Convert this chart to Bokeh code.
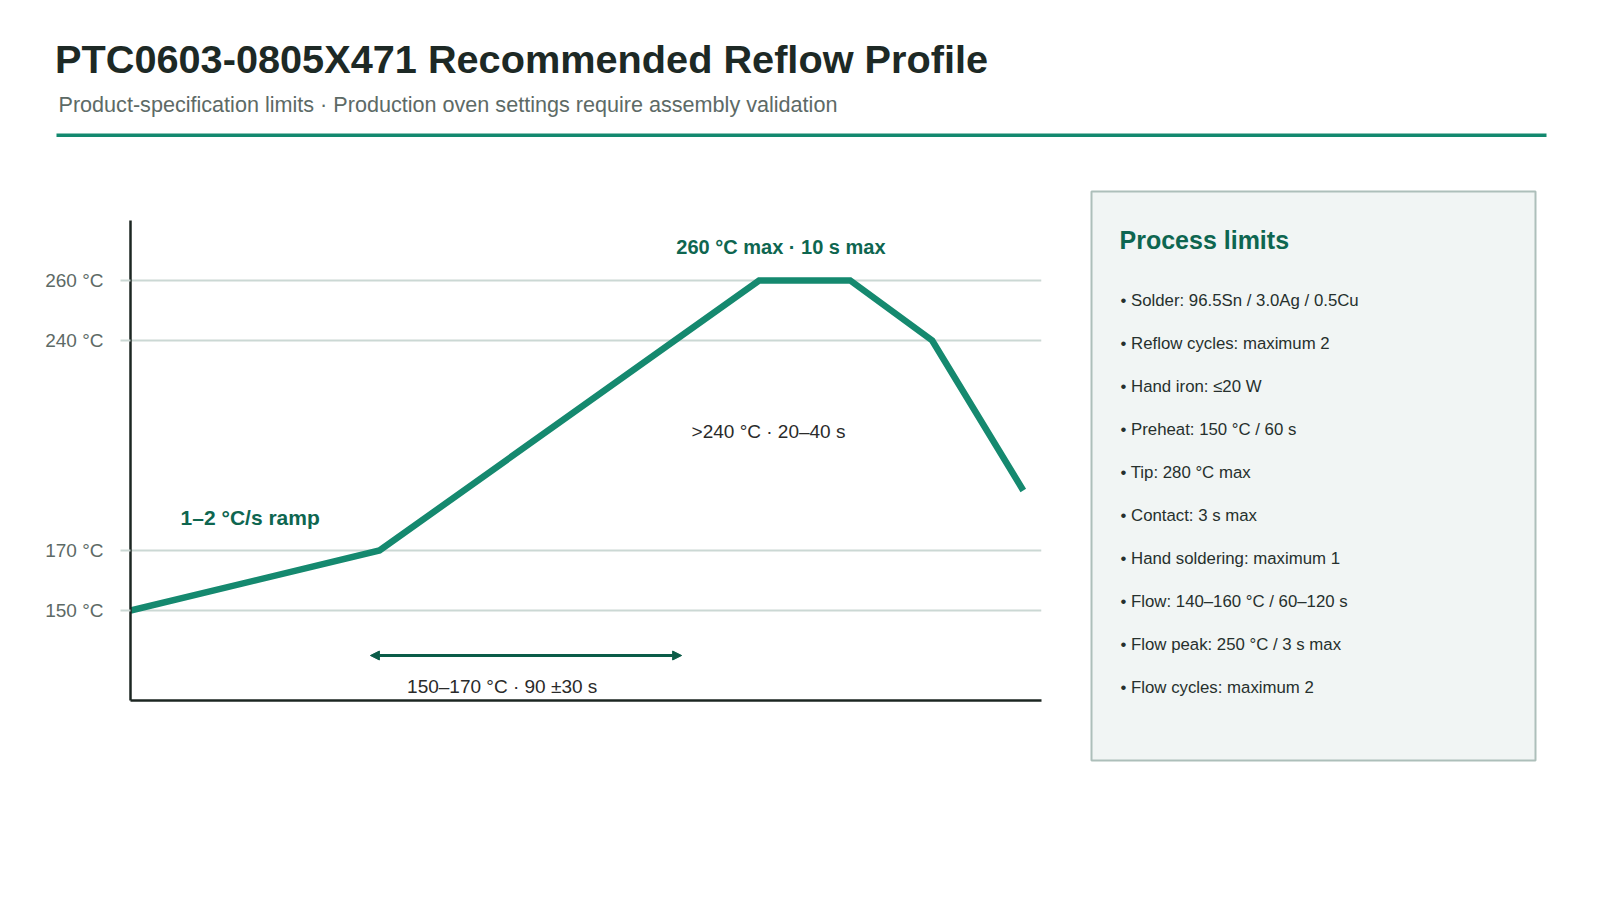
from bokeh.plotting import figure
from bokeh.layouts import column, row
from bokeh.models import (Range1d, FixedTicker, Label, BoxAnnotation, Arrow, NormalHead)
from bokeh.embed import file_html
from bokeh.resources import INLINE

# ---------------- data ----------------
time_s = [0, 82, 207, 237, 264, 294]
temp_c = [150, 170, 260, 260, 240, 190]
y_ticks = [150, 170, 240, 260]
y_tick_labels = ["150 °C", "170 °C", "240 °C", "260 °C"]
soak_arrow = [79, 181.5]          # time span of the soak arrow
soak_arrow_temp = 135
title_text = "PTC0603-0805X471 Recommended Reflow Profile"
subtitle_text = "Product-specification limits · Production oven settings require assembly validation"
panel_title = "Process limits"
panel_items = [
    "Solder: 96.5Sn / 3.0Ag / 0.5Cu",
    "Reflow cycles: maximum 2",
    "Hand iron: ≤20 W",
    "Preheat: 150 °C / 60 s",
    "Tip: 280 °C max",
    "Contact: 3 s max",
    "Hand soldering: maximum 1",
    "Flow: 140–160 °C / 60–120 s",
    "Flow peak: 250 °C / 3 s max",
    "Flow cycles: maximum 2",
]

FONT = "Liberation Sans"
TEAL = "#15896f"
TEAL_DARK = "#0e6650"
GRID = "#cbd8d4"
AXIS = "#1c2622"
GREY = "#5d6a66"

TOTAL_W, TOTAL_H = 1584, 884
HEAD_H = 160
CHART_W = 1060
BODY_H = TOTAL_H - HEAD_H
PANEL_W = TOTAL_W - CHART_W


def blank(w, h, xr, yr):
    f = figure(width=w, height=h, output_backend="svg", toolbar_location=None,
               x_range=xr, y_range=yr, x_axis_type=None, y_axis_type=None,
               min_border=0, frame_align=False)
    f.outline_line_color = None
    f.background_fill_color = "white"
    f.border_fill_color = "white"
    f.xgrid.visible = False
    f.ygrid.visible = False
    return f


# ---------------- header ----------------
head = blank(TOTAL_W, HEAD_H, Range1d(0, TOTAL_W), Range1d(HEAD_H, 0))
head.add_layout(Label(x=54.5, y=58.7, text=title_text, text_font=FONT, text_font_size="39.7px",
                      text_font_style="bold", text_color="#1d2925",
                      text_align="left", text_baseline="middle"))
head.add_layout(Label(x=58, y=103.7, text=subtitle_text, text_font=FONT, text_font_size="21.6px",
                      text_color=GREY, text_align="left", text_baseline="middle"))
head.add_layout(BoxAnnotation(left=56, right=1546, top=133, bottom=136.5,
                              fill_color="#13896f", fill_alpha=1.0, line_color=None))

# ---------------- chart ----------------
FRAME_L, FRAME_T, FRAME_R, FRAME_B = 130, 220 - HEAD_H, 1041, 700 - HEAD_H
p = figure(width=CHART_W, height=BODY_H, output_backend="svg", toolbar_location=None,
           x_range=Range1d(0, 300), y_range=Range1d(120, 280),
           min_border_left=FRAME_L, min_border_right=CHART_W - FRAME_R,
           min_border_top=FRAME_T, min_border_bottom=BODY_H - FRAME_B,
           frame_align=False)
p.outline_line_color = None
p.background_fill_color = "white"
p.border_fill_color = "white"

p.xaxis.ticker = FixedTicker(ticks=[])
p.xaxis.axis_line_color = AXIS
p.xaxis.axis_line_width = 2.5
p.xaxis.major_tick_line_color = None
p.xaxis.minor_tick_line_color = None
p.xaxis.major_label_text_font_size = "0px"

p.yaxis.ticker = FixedTicker(ticks=y_ticks)
p.yaxis.major_label_overrides = {t: l for t, l in zip(y_ticks, y_tick_labels)}
p.yaxis.axis_line_color = AXIS
p.yaxis.axis_line_width = 2.5
p.yaxis.major_tick_line_color = GRID
p.yaxis.major_tick_line_width = 2
p.yaxis.major_tick_out = 10
p.yaxis.major_tick_in = 0
p.yaxis.minor_tick_line_color = None
p.yaxis.major_label_standoff = 17
p.yaxis.major_label_text_font = FONT
p.yaxis.major_label_text_font_size = "19px"
p.yaxis.major_label_text_color = GREY

p.xgrid.visible = False
p.ygrid.ticker = FixedTicker(ticks=y_ticks)
p.ygrid.grid_line_color = GRID
p.ygrid.grid_line_width = 2

p.line(time_s, temp_c, line_color=TEAL, line_width=6.5, line_join="miter")

p.add_layout(Arrow(x_start=soak_arrow[0], x_end=soak_arrow[1],
                   y_start=soak_arrow_temp, y_end=soak_arrow_temp,
                   line_color="#0b5c48", line_width=3,
                   start=NormalHead(size=9, fill_color="#0b5c48", line_color="#0b5c48"),
                   end=NormalHead(size=9, fill_color="#0b5c48", line_color="#0b5c48")))

p.add_layout(Label(x=16.5, y=180.9, text="1–2 °C/s ramp", text_font=FONT,
                   text_font_size="21px", text_font_style="bold", text_color=TEAL_DARK,
                   text_align="left", text_baseline="middle"))
p.add_layout(Label(x=214.2, y=271.2, text="260 °C max · 10 s max", text_font=FONT,
                   text_font_size="20px", text_font_style="bold", text_color=TEAL_DARK,
                   text_align="center", text_baseline="middle"))
p.add_layout(Label(x=210.1, y=209.7, text=">240 °C · 20–40 s", text_font=FONT,
                   text_font_size="19px", text_color="#2a2a2a",
                   text_align="center", text_baseline="middle"))
p.add_layout(Label(x=122.4, y=124.8, text="150–170 °C · 90 ±30 s", text_font=FONT,
                   text_font_size="19px", text_color="#2a2a2a",
                   text_align="center", text_baseline="middle"))

# ---------------- side panel ----------------
panel = blank(PANEL_W, BODY_H, Range1d(CHART_W, TOTAL_W), Range1d(TOTAL_H, HEAD_H))
panel.add_layout(BoxAnnotation(left=1091, right=1535, top=191, bottom=760,
                               fill_color="#f1f5f4", fill_alpha=1.0,
                               line_color="#adbfba", line_width=2, line_alpha=1.0))
panel.add_layout(Label(x=1119, y=239.2, text=panel_title, text_font=FONT,
                       text_font_size="25px", text_font_style="bold", text_color=TEAL_DARK,
                       text_align="left", text_baseline="middle"))
for i, item in enumerate(panel_items):
    panel.add_layout(Label(x=1120, y=300 + 42.96 * i,
                           text="• " + item, text_font=FONT, text_font_size="16.8px",
                           text_color="#26302d", text_align="left", text_baseline="middle"))

layout = column(head, row(p, panel, spacing=0), spacing=0)
open("out.html", "w").write(file_html(layout, INLINE))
★ ★ ★ ★ ★ ★ ★
CHALLENGE:
Every line above should be repeated exactly; pictures stay out of the copy.

SOLUTION FOR THIS PROBLEM:
Convert this chart to Bokeh code.
from bokeh.plotting import figure
from bokeh.layouts import column, row
from bokeh.models import (Range1d, FixedTicker, Label, BoxAnnotation, Arrow, NormalHead)
from bokeh.embed import file_html
from bokeh.resources import INLINE

# ---------------- data ----------------
time_s = [0, 82, 207, 237, 264, 294]
temp_c = [150, 170, 260, 260, 240, 190]
y_ticks = [150, 170, 240, 260]
y_tick_labels = ["150 °C", "170 °C", "240 °C", "260 °C"]
soak_arrow = [79, 181.5]          # time span of the soak arrow
soak_arrow_temp = 135
title_text = "PTC0603-0805X471 Recommended Reflow Profile"
subtitle_text = "Product-specification limits · Production oven settings require assembly validation"
panel_title = "Process limits"
panel_items = [
    "Solder: 96.5Sn / 3.0Ag / 0.5Cu",
    "Reflow cycles: maximum 2",
    "Hand iron: ≤20 W",
    "Preheat: 150 °C / 60 s",
    "Tip: 280 °C max",
    "Contact: 3 s max",
    "Hand soldering: maximum 1",
    "Flow: 140–160 °C / 60–120 s",
    "Flow peak: 250 °C / 3 s max",
    "Flow cycles: maximum 2",
]

FONT = "Liberation Sans"
TEAL = "#15896f"
TEAL_DARK = "#0e6650"
GRID = "#cbd8d4"
AXIS = "#1c2622"
GREY = "#5d6a66"

TOTAL_W, TOTAL_H = 1584, 884
HEAD_H = 160
CHART_W = 1060
BODY_H = TOTAL_H - HEAD_H
PANEL_W = TOTAL_W - CHART_W


def blank(w, h, xr, yr):
    f = figure(width=w, height=h, output_backend="svg", toolbar_location=None,
               x_range=xr, y_range=yr, x_axis_type=None, y_axis_type=None,
               min_border=0, frame_align=False)
    f.outline_line_color = None
    f.background_fill_color = "white"
    f.border_fill_color = "white"
    f.xgrid.visible = False
    f.ygrid.visible = False
    return f


# ---------------- header ----------------
head = blank(TOTAL_W, HEAD_H, Range1d(0, TOTAL_W), Range1d(HEAD_H, 0))
head.add_layout(Label(x=54.5, y=58.7, text=title_text, text_font=FONT, text_font_size="39.7px",
                      text_font_style="bold", text_color="#1d2925",
                      text_align="left", text_baseline="middle"))
head.add_layout(Label(x=58, y=103.7, text=subtitle_text, text_font=FONT, text_font_size="21.6px",
                      text_color=GREY, text_align="left", text_baseline="middle"))
head.add_layout(BoxAnnotation(left=56, right=1546, top=133, bottom=136.5,
                              fill_color="#13896f", fill_alpha=1.0, line_color=None))

# ---------------- chart ----------------
FRAME_L, FRAME_T, FRAME_R, FRAME_B = 130, 220 - HEAD_H, 1041, 700 - HEAD_H
p = figure(width=CHART_W, height=BODY_H, output_backend="svg", toolbar_location=None,
           x_range=Range1d(0, 300), y_range=Range1d(120, 280),
           min_border_left=FRAME_L, min_border_right=CHART_W - FRAME_R,
           min_border_top=FRAME_T, min_border_bottom=BODY_H - FRAME_B,
           frame_align=False)
p.outline_line_color = None
p.background_fill_color = "white"
p.border_fill_color = "white"

p.xaxis.ticker = FixedTicker(ticks=[])
p.xaxis.axis_line_color = AXIS
p.xaxis.axis_line_width = 2.5
p.xaxis.major_tick_line_color = None
p.xaxis.minor_tick_line_color = None
p.xaxis.major_label_text_font_size = "0px"

p.yaxis.ticker = FixedTicker(ticks=y_ticks)
p.yaxis.major_label_overrides = {t: l for t, l in zip(y_ticks, y_tick_labels)}
p.yaxis.axis_line_color = AXIS
p.yaxis.axis_line_width = 2.5
p.yaxis.major_tick_line_color = GRID
p.yaxis.major_tick_line_width = 2
p.yaxis.major_tick_out = 10
p.yaxis.major_tick_in = 0
p.yaxis.minor_tick_line_color = None
p.yaxis.major_label_standoff = 17
p.yaxis.major_label_text_font = FONT
p.yaxis.major_label_text_font_size = "19px"
p.yaxis.major_label_text_color = GREY

p.xgrid.visible = False
p.ygrid.ticker = FixedTicker(ticks=y_ticks)
p.ygrid.grid_line_color = GRID
p.ygrid.grid_line_width = 2

p.line(time_s, temp_c, line_color=TEAL, line_width=6.5, line_join="miter")

p.add_layout(Arrow(x_start=soak_arrow[0], x_end=soak_arrow[1],
                   y_start=soak_arrow_temp, y_end=soak_arrow_temp,
                   line_color="#0b5c48", line_width=3,
                   start=NormalHead(size=9, fill_color="#0b5c48", line_color="#0b5c48"),
                   end=NormalHead(size=9, fill_color="#0b5c48", line_color="#0b5c48")))

p.add_layout(Label(x=16.5, y=180.9, text="1–2 °C/s ramp", text_font=FONT,
                   text_font_size="21px", text_font_style="bold", text_color=TEAL_DARK,
                   text_align="left", text_baseline="middle"))
p.add_layout(Label(x=214.2, y=271.2, text="260 °C max · 10 s max", text_font=FONT,
                   text_font_size="20px", text_font_style="bold", text_color=TEAL_DARK,
                   text_align="center", text_baseline="middle"))
p.add_layout(Label(x=210.1, y=209.7, text=">240 °C · 20–40 s", text_font=FONT,
                   text_font_size="19px", text_color="#2a2a2a",
                   text_align="center", text_baseline="middle"))
p.add_layout(Label(x=122.4, y=124.8, text="150–170 °C · 90 ±30 s", text_font=FONT,
                   text_font_size="19px", text_color="#2a2a2a",
                   text_align="center", text_baseline="middle"))

# ---------------- side panel ----------------
panel = blank(PANEL_W, BODY_H, Range1d(CHART_W, TOTAL_W), Range1d(TOTAL_H, HEAD_H))
panel.add_layout(BoxAnnotation(left=1091, right=1535, top=191, bottom=760,
                               fill_color="#f1f5f4", fill_alpha=1.0,
                               line_color="#adbfba", line_width=2, line_alpha=1.0))
panel.add_layout(Label(x=1119, y=239.2, text=panel_title, text_font=FONT,
                       text_font_size="25px", text_font_style="bold", text_color=TEAL_DARK,
                       text_align="left", text_baseline="middle"))
for i, item in enumerate(panel_items):
    panel.add_layout(Label(x=1120, y=300 + 42.96 * i,
                           text="• " + item, text_font=FONT, text_font_size="16.8px",
                           text_color="#26302d", text_align="left", text_baseline="middle"))

layout = column(head, row(p, panel, spacing=0), spacing=0)
open("out.html", "w").write(file_html(layout, INLINE))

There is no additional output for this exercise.